### DATASET EXTRACT
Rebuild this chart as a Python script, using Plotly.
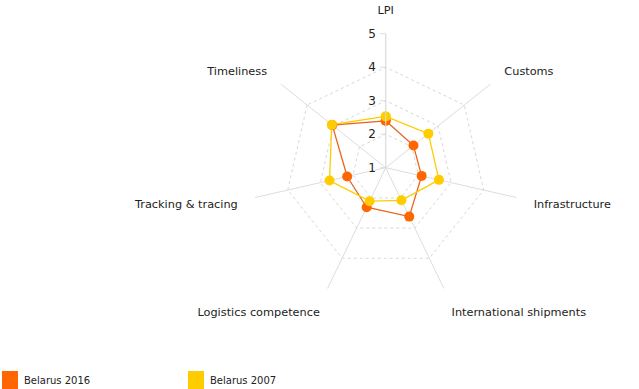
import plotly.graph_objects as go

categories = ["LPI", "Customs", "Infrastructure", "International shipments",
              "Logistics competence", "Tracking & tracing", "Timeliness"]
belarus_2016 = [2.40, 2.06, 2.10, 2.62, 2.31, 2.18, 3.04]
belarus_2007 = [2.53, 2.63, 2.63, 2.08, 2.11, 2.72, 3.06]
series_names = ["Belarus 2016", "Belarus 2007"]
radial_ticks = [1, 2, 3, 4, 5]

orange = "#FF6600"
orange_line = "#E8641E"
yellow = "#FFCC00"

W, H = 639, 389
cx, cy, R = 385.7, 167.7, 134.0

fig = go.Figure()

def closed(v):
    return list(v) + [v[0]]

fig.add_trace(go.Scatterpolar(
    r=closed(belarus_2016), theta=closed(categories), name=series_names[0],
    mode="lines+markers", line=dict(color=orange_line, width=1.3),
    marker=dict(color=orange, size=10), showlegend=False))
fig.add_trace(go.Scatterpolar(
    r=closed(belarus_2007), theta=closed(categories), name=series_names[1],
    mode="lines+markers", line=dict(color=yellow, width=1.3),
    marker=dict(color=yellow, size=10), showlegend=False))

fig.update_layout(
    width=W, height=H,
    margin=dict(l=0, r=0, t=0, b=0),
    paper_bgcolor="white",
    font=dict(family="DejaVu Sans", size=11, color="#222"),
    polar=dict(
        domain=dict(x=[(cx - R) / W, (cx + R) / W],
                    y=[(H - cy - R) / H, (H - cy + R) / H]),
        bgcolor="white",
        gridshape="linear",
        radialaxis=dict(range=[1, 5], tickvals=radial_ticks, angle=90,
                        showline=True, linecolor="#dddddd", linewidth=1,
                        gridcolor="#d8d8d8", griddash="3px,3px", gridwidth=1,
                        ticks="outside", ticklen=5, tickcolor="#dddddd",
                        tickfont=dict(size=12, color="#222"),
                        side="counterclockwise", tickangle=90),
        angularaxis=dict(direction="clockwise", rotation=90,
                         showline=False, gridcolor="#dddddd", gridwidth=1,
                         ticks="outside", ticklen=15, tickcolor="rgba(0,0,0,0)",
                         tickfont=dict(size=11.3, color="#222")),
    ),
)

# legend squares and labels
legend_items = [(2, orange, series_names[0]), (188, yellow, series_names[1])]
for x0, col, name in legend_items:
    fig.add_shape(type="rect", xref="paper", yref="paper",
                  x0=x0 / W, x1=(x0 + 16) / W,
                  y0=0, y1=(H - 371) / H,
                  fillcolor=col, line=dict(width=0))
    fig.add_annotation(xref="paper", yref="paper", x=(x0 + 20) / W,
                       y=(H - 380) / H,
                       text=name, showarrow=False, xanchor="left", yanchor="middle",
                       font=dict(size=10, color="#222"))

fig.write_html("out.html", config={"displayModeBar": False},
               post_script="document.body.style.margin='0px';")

### TASK REQUIREMENTS
Every line from the start of the listing above through the line with "return list(v) + [v[0]]" should be repeated exactly; skip the pictures and add nothing else.

### TASK RESULT
Rebuild this chart as a Python script, using Plotly.
import plotly.graph_objects as go

categories = ["LPI", "Customs", "Infrastructure", "International shipments",
              "Logistics competence", "Tracking & tracing", "Timeliness"]
belarus_2016 = [2.40, 2.06, 2.10, 2.62, 2.31, 2.18, 3.04]
belarus_2007 = [2.53, 2.63, 2.63, 2.08, 2.11, 2.72, 3.06]
series_names = ["Belarus 2016", "Belarus 2007"]
radial_ticks = [1, 2, 3, 4, 5]

orange = "#FF6600"
orange_line = "#E8641E"
yellow = "#FFCC00"

W, H = 639, 389
cx, cy, R = 385.7, 167.7, 134.0

fig = go.Figure()

def closed(v):
    return list(v) + [v[0]]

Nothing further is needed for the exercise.